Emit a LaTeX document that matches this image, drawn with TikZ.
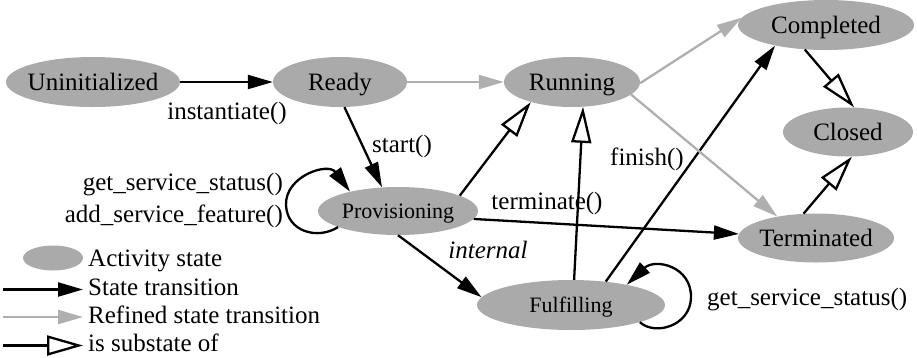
\documentclass[tikz,border=0pt]{standalone}
\usepackage{fontspec}
\setmainfont{Liberation Serif}
\usetikzlibrary{shapes.geometric,arrows.meta}
\definecolor{nodegray}{RGB}{170,170,170}
\definecolor{edgegray}{RGB}{175,175,175}
\newcommand\ztext[1]{\makebox[0pt]{#1}}
\begin{document}
\begin{tikzpicture}[x=1pt,y=-1pt,
  state/.style={ellipse,fill=nodegray,inner sep=0pt,text height=16.5pt,text depth=0pt,
    font=\fontsize{25}{30}\selectfont},
  smalltext/.style={font=\fontsize{22}{26}\selectfont,text height=14.5pt},
  lbl/.style={inner sep=0pt,font=\fontsize{25}{30}\selectfont},
  trans/.style={draw=black,line width=2.3pt,-{Triangle[length=25pt,width=14pt]}},
  refined/.style={draw=edgegray,line width=2.3pt,-{Triangle[length=25pt,width=14pt]}},
  substate/.style={draw=black,line width=2.3pt,-{Triangle[open,length=36pt,width=20pt,fill=white]}},
]
\useasboundingbox (0,0) rectangle (917,357);

% states
\node[state,minimum width=174pt,minimum height=50pt] (unin)  at (93,82)   {\ztext{Uninitialized}};
\node[state,minimum width=134pt,minimum height=50pt] (ready) at (340,82)  {\ztext{Ready}};
\node[state,minimum width=136pt,minimum height=50pt] (run)   at (572,82)  {\ztext{Running}};
\node[state,minimum width=176pt,minimum height=50pt] (comp)  at (826,25)  {\ztext{Completed}};
\node[state,minimum width=130pt,minimum height=49pt] (clo)   at (848,132) {\ztext{Closed}};
\node[state,minimum width=156pt,minimum height=49pt] (term)  at (816,238) {\ztext{Terminated}};
\node[state,smalltext,minimum width=160pt,minimum height=48pt] (prov) at (398,211) {\ztext{Provisioning}};
\node[state,smalltext,minimum width=188pt,minimum height=50pt] (ful)  at (571,305) {\ztext{Fulfilling}};

% transitions
\draw[trans] (unin) -- (ready);
\draw[refined] (ready) -- (run);
\draw[trans] (ready.-80) -- (prov.124);
\draw[substate] (prov.14) -- (run.206);
\draw[substate] (ful.83) -- (run.-66);
\draw[trans] (ful.34) -- (comp.202);
\draw[refined] (run.-1) -- (comp.175);
\draw[refined] (run.-12) -- (term.151);
\draw[substate] (comp.229) -- (clo.76);
\draw[substate] (term.117) -- (clo.-81);
\draw[trans] (prov.-6) -- (term.177);
\draw[trans] (prov.south) -- (ful.175);
\draw[trans] (prov.195) .. controls (318,240) and (287,232) .. (286,205)
                        .. controls (285,176) and (328,162) .. (prov.158);
\draw[trans] (ful.-14) .. controls (655,336) and (690,326) .. (691,298)
                       .. controls (692,266) and (655,258) .. (ful.20);

% labels
\node[lbl] (linst) at (227,113) {instantiate()};
\node[lbl] (lstart) at (402,146) {start()};
\node[lbl,align=right,anchor=east,font=\fontsize{25}{32}\selectfont] (lloop) at (283,200)
  {get\_service\_status()\\add\_service\_feature()};
\node[lbl] (lterm) at (547,203) {terminate()};
\node[lbl,font=\fontsize{25}{30}\selectfont\itshape] (lint) at (488,250) {internal};
\node[lbl] (lfin) at (647,159) {finish()};
\node[lbl,anchor=west] (lstat) at (707,300) {get\_service\_status()};

% legend
\node[ellipse,fill=nodegray,minimum width=60pt,minimum height=25pt,inner sep=0pt] (legell) at (53,258) {};
\node[lbl,anchor=base west] (tact) at (88,266) {Activity state};
\node[lbl,anchor=base west] (ttr)  at (88,295) {State transition};
\node[lbl,anchor=base west] (tref) at (88,323) {Refined state transition};
\node[lbl,anchor=base west] (tsub) at (88,351) {is substate of};
\coordinate (a1) at (3,289.5);  \coordinate (b1) at (83,289.5);
\coordinate (a2) at (3,317);    \coordinate (b2) at (83,317);
\coordinate (a3) at (3,345.5);  \coordinate (b3) at (83,345.5);
\draw[trans] (a1) -- (b1);
\draw[refined] (a2) -- (b2);
\draw[substate] (a3) -- (b3);
\end{tikzpicture}
\end{document}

---*---

Written instruction
Quote, please, every line of the material above from its start through the line that has "width=188pt,minimum height=50pt] (ful)", reproducing the words exactly and dropping any images.

Correct answer
Emit a LaTeX document that matches this image, drawn with TikZ.
\documentclass[tikz,border=0pt]{standalone}
\usepackage{fontspec}
\setmainfont{Liberation Serif}
\usetikzlibrary{shapes.geometric,arrows.meta}
\definecolor{nodegray}{RGB}{170,170,170}
\definecolor{edgegray}{RGB}{175,175,175}
\newcommand\ztext[1]{\makebox[0pt]{#1}}
\begin{document}
\begin{tikzpicture}[x=1pt,y=-1pt,
  state/.style={ellipse,fill=nodegray,inner sep=0pt,text height=16.5pt,text depth=0pt,
    font=\fontsize{25}{30}\selectfont},
  smalltext/.style={font=\fontsize{22}{26}\selectfont,text height=14.5pt},
  lbl/.style={inner sep=0pt,font=\fontsize{25}{30}\selectfont},
  trans/.style={draw=black,line width=2.3pt,-{Triangle[length=25pt,width=14pt]}},
  refined/.style={draw=edgegray,line width=2.3pt,-{Triangle[length=25pt,width=14pt]}},
  substate/.style={draw=black,line width=2.3pt,-{Triangle[open,length=36pt,width=20pt,fill=white]}},
]
\useasboundingbox (0,0) rectangle (917,357);

% states
\node[state,minimum width=174pt,minimum height=50pt] (unin)  at (93,82)   {\ztext{Uninitialized}};
\node[state,minimum width=134pt,minimum height=50pt] (ready) at (340,82)  {\ztext{Ready}};
\node[state,minimum width=136pt,minimum height=50pt] (run)   at (572,82)  {\ztext{Running}};
\node[state,minimum width=176pt,minimum height=50pt] (comp)  at (826,25)  {\ztext{Completed}};
\node[state,minimum width=130pt,minimum height=49pt] (clo)   at (848,132) {\ztext{Closed}};
\node[state,minimum width=156pt,minimum height=49pt] (term)  at (816,238) {\ztext{Terminated}};
\node[state,smalltext,minimum width=160pt,minimum height=48pt] (prov) at (398,211) {\ztext{Provisioning}};
\node[state,smalltext,minimum width=188pt,minimum height=50pt] (ful)  at (571,305) {\ztext{Fulfilling}};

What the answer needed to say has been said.